O colapso do comunismo no leste da Europa tem sido identificado por intelectuais à esquerda e à direita do espectro político como expressão da crise terminal do marxismo, o que justificaria seu gradual abandono como instrumental de análise da sociedade contemporânea. Ellen Meiksins Wood, uma das mais influentes pensadoras marxistas da atualidade, argumenta exatamente na direção oposta: 'Podia-se esperar, entre outras coisas, que um período de capitalismo triunfante devesse oferecer mais espaço, em relação a qualquer outra época, para o principal projeto do marxismo: a crítica do capitalismo'. Ellen Wood reafirma que a crítica do capitalismo é urgentemente necessária e que o materialismo histórico ainda é a melhor base sobre a qual construí-la.

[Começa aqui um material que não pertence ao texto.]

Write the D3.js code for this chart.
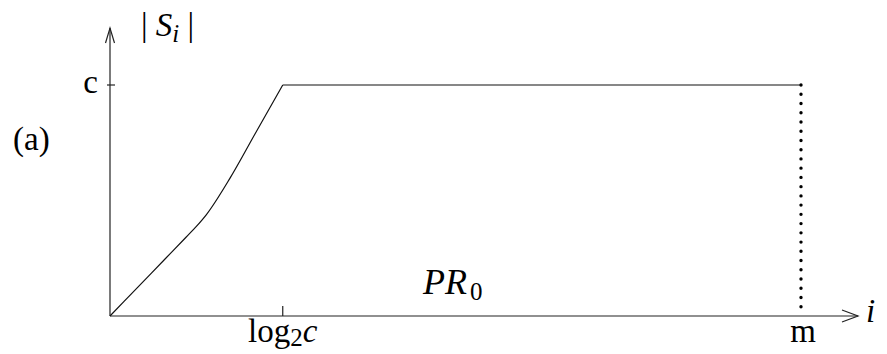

Em seu livro Democracia contra capitalismo, agora lançado no Brasil em tradução de Paulo Cezar Castanheira, a autora reafirma o valor da teoria marxista, desenvolve e refina o seu instrumental crítico. Wood renova o programa crítico do materialismo histórico, redefinindo os seus conceitos fundamentais e sua teoria da história de modo extremamente original, e usando-os para identificar a especificidade do capitalismo como um sistema de relações sociais de poder político, e, portanto, sua historicidade. Explora o conceito de democracia no mundo antigo e na sociedade contemporânea, examinando suas relações conceituais com o capitalismo e levantando questões sobre como a democracia pode e deve ir além dos limites impostos pelo capitalismo. Demonstra que hoje o conceito de democracia foi esvaziado de seu conteúdo social, nada mais tendo a ver com a distribuição de poder social ou econômico entre as classes.
A democracia passou a ser entendida em termos de cidadania passiva, ou na melhor das hipóteses, como os direitos dos indivíduos de assegurar algumas proteções contra o poder de outros. Esse processo de domesticação, ou neutralização da democracia, que a transforma em uma democracia formal, não poderia ter sido possível sem o capitalismo. Assim como o capitalismo criou uma esfera econômica autônoma, também criou uma esfera política separada, a que corresponde um tipo de democracia que não atinge os outros domínios da realidade social.O livro de Wood contrapõe-se ao culto do pós-modernismo e a sua recusa em validar noções como totalidade, sistema, estrutura, processo e a possibilidade de qualquer projeto político coletivo baseado em uma solidariedade mais ampla, como por exemplo, a solidariedade de classe. Demonstra o paradoxo em que tal reflexão incorre ao não reconhecer o capitalismo como um sistema social, ao mesmo tempo em que trata o 'mercado' como se este fosse uma totalidade legitimada por uma lei natural e inevitável.